Consider a rational normal curve $C\subset\mathbb{P}^d$ of degree $d$, and let $W\subset\mathbb{P}^{d+1}$ be a cone over $C$.
Since $C$ is a toric variety $W$ is toric as well. I would like to ask what is the polytope in $\mathbb{R}^2$ associated to the toric surface $W$.
Thank you very much.
This variety can be obtained by taking the Hirzebruch surface $\mathbb{P}_{\mathbb{P}^1}(\mathcal{O} \oplus \mathcal{O}(n))$, and contracting the section with self intersection $-n$. This may be done by manipulating the Delzant polytope accordingly.
I try to express this using a concrete example and then I hope the idea will be clear.

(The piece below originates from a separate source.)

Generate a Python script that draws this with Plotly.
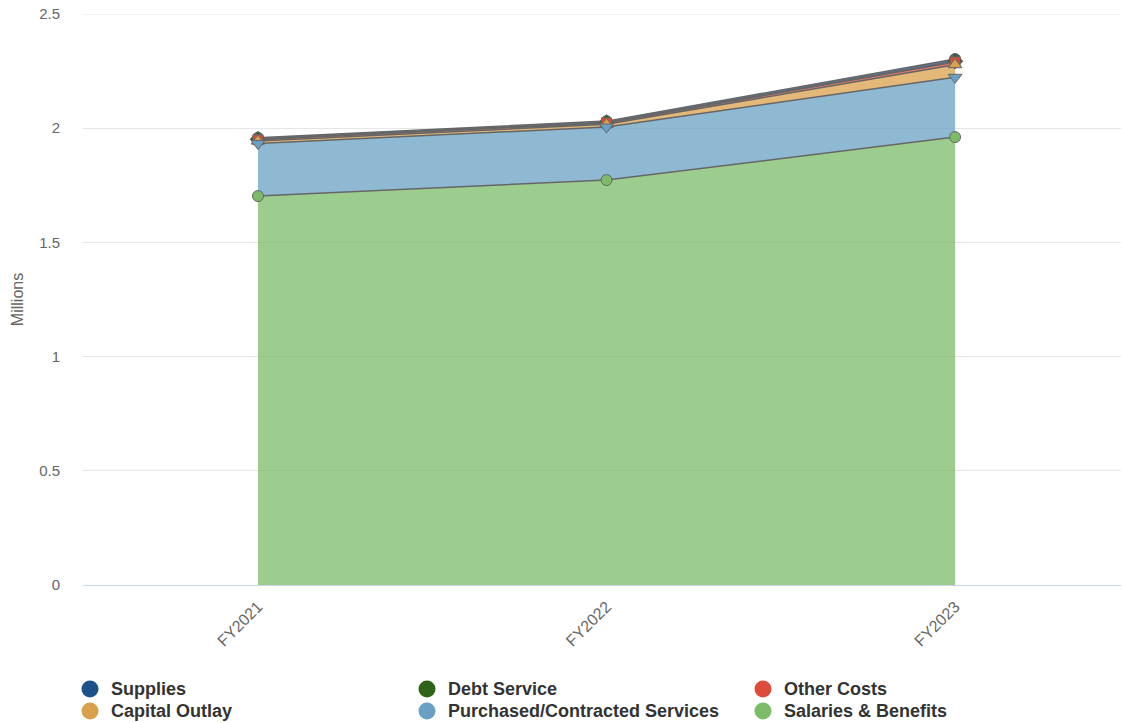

The Delzant polytope for the Hirzebruch surface $\mathbb{P}_{\mathbb{P}^1}(\mathcal{O} \oplus \mathcal{O}(1)) = Bl_{p}(\mathbb{P^2})$ is the quadrilateral with vertices $(0,0),(0,2),(1,2),(3,0)$. Then contracting the $-1$-curve, we "add in the vertex" along the edge corresponding to the minus one curve, giving the triangle with vertices $(3,0),(0,0),(0,3)$ i.e. the Delzant polytope of $\mathbb{CP}^2$.
This "adding the corner" procedure is the general way of contracting an (invariant) curve with negative self intersection in a toric surface. Take the edge corresponding this curve and continue the two edges adjacent to it until they meet; then add this region to the polytope. I leave you to apply this to the polytopes associated to the other Hirzebruch surfaces.
The final result with give (up to scale) the triangle in $\mathbb{R}^2$ with vertices $(0,0),(0,1)$ and $(n,0)$.